DIÁRIO – Sua dissertação propõe respostas ao problema como remuneração justa, diminuição da carga de trabalho entre outras propostas. Você acredita que esse trabalho possa contribuir para a melhoria do QVT dessas profissionais?

Gabriela Ferreira Camargo – Eu acredito que minha pesquisa serve para que essas informações sejam divulgadas entre os hoteleiros, tanto empregados como empregadores. Quando os funcionários são informados sobre seus direitos, eles mesmos podem fiscalizar seus respectivos locais de trabalho.

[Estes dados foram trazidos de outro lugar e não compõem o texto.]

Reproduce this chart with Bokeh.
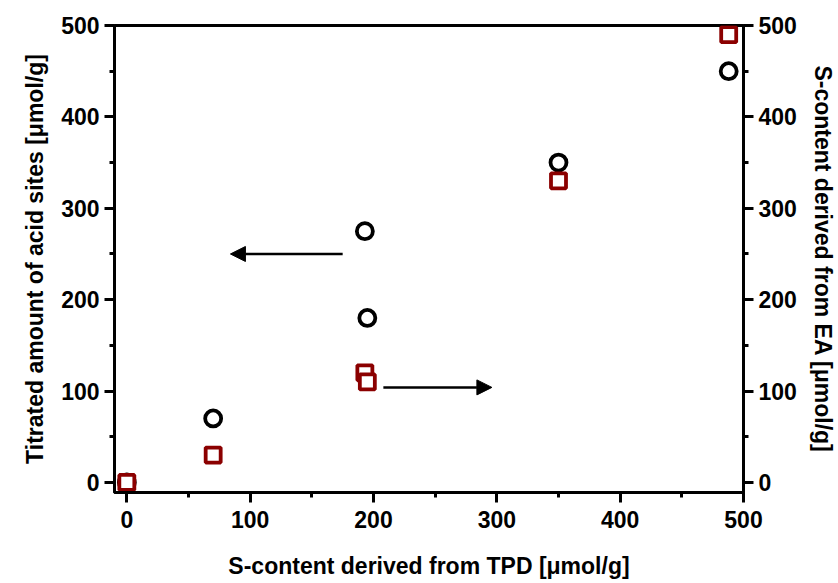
from bokeh.plotting import figure
from bokeh.models import Range1d, LinearAxis, SingleIntervalTicker, Arrow, NormalHead
from bokeh.embed import file_html
from bokeh.resources import INLINE

# Data
tpd_circles = [0, 70, 193, 195, 350, 488]
acid_sites = [0, 70, 275, 180, 350, 450]
tpd_squares = [0, 70, 193, 195, 350, 488]
ea_content = [0, 30, 120, 110, 330, 490]
x_ticks = [0, 100, 200, 300, 400, 500]
y_ticks = [0, 100, 200, 300, 400, 500]
left_arrow = [175, 250, 84, 250]    # x_start, y_start, x_end, y_end (left axis units)
right_arrow = [208, 104, 296, 104]  # (right axis units)

FONT = "Liberation Sans"

p = figure(width=838, height=583, output_backend="svg", toolbar_location=None,
           x_range=Range1d(-10, 500), y_range=Range1d(-11, 500),
           min_border_left=114, min_border_right=94, min_border_top=25, min_border_bottom=91)
p.extra_y_ranges = {"right": Range1d(-11, 500)}

p.grid.visible = False
p.outline_line_color = "black"
p.outline_line_width = 3

def style(ax):
    ax.ticker = SingleIntervalTicker(interval=100, num_minor_ticks=2)
    ax.axis_line_width = 3
    ax.major_tick_line_width = 3
    ax.minor_tick_line_width = 3
    ax.major_tick_out = 10
    ax.major_tick_in = 0
    ax.minor_tick_out = 5
    ax.minor_tick_in = 0
    ax.major_label_text_font = FONT
    ax.major_label_text_font_style = "bold"
    ax.major_label_text_font_size = "23px"
    ax.major_label_text_color = "black"
    ax.axis_label_text_font = FONT
    ax.axis_label_text_font_style = "bold"
    ax.axis_label_text_font_size = "23px"
    ax.axis_label_text_color = "black"

xa = p.xaxis[0]
style(xa)
xa.axis_label = "S-content derived from TPD [μmol/g]"
xa.major_label_standoff = 8
xa.axis_label_standoff = 22

ya = p.yaxis[0]
style(ya)
ya.axis_label = "Titrated amount of acid sites [μmol/g]"
ya.major_label_standoff = 5
ya.axis_label_standoff = 10

ra = LinearAxis(y_range_name="right")
style(ra)
ra.axis_label = "S-content derived from EA [μmol/g]"
ra.major_label_standoff = 5
ra.axis_label_standoff = 10
p.add_layout(ra, "right")

p.scatter(tpd_circles, acid_sites, marker="circle", size=16, line_width=3.8,
          line_color="black", fill_color="white")
p.scatter(tpd_squares, ea_content, marker="square", size=15, line_width=3.8,
          line_color="#8B0000", fill_color="white", y_range_name="right")

p.add_layout(Arrow(end=NormalHead(size=15, fill_color="black", line_color="black", line_width=1),
                   x_start=left_arrow[0], y_start=left_arrow[1], x_end=left_arrow[2], y_end=left_arrow[3],
                   line_width=2.5, line_color="black"))
p.add_layout(Arrow(end=NormalHead(size=15, fill_color="black", line_color="black", line_width=1),
                   x_start=right_arrow[0], y_start=right_arrow[1], x_end=right_arrow[2], y_end=right_arrow[3],
                   line_width=2.5, line_color="black", y_range_name="right"))

open("out.html", "w").write(file_html(p, INLINE))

Além disso, eu gostaria de passar, através dessa pesquisa, a mensagem de que os trabalhadores do turismo não estão sozinhos e podem se unir se se sentirem injustiçados e podem contar com vários coletivos que existem.

Por último,  a pesquisa também incentiva os hóspedes a repensarem suas atitudes com relação aos trabalhadores da hotelaria.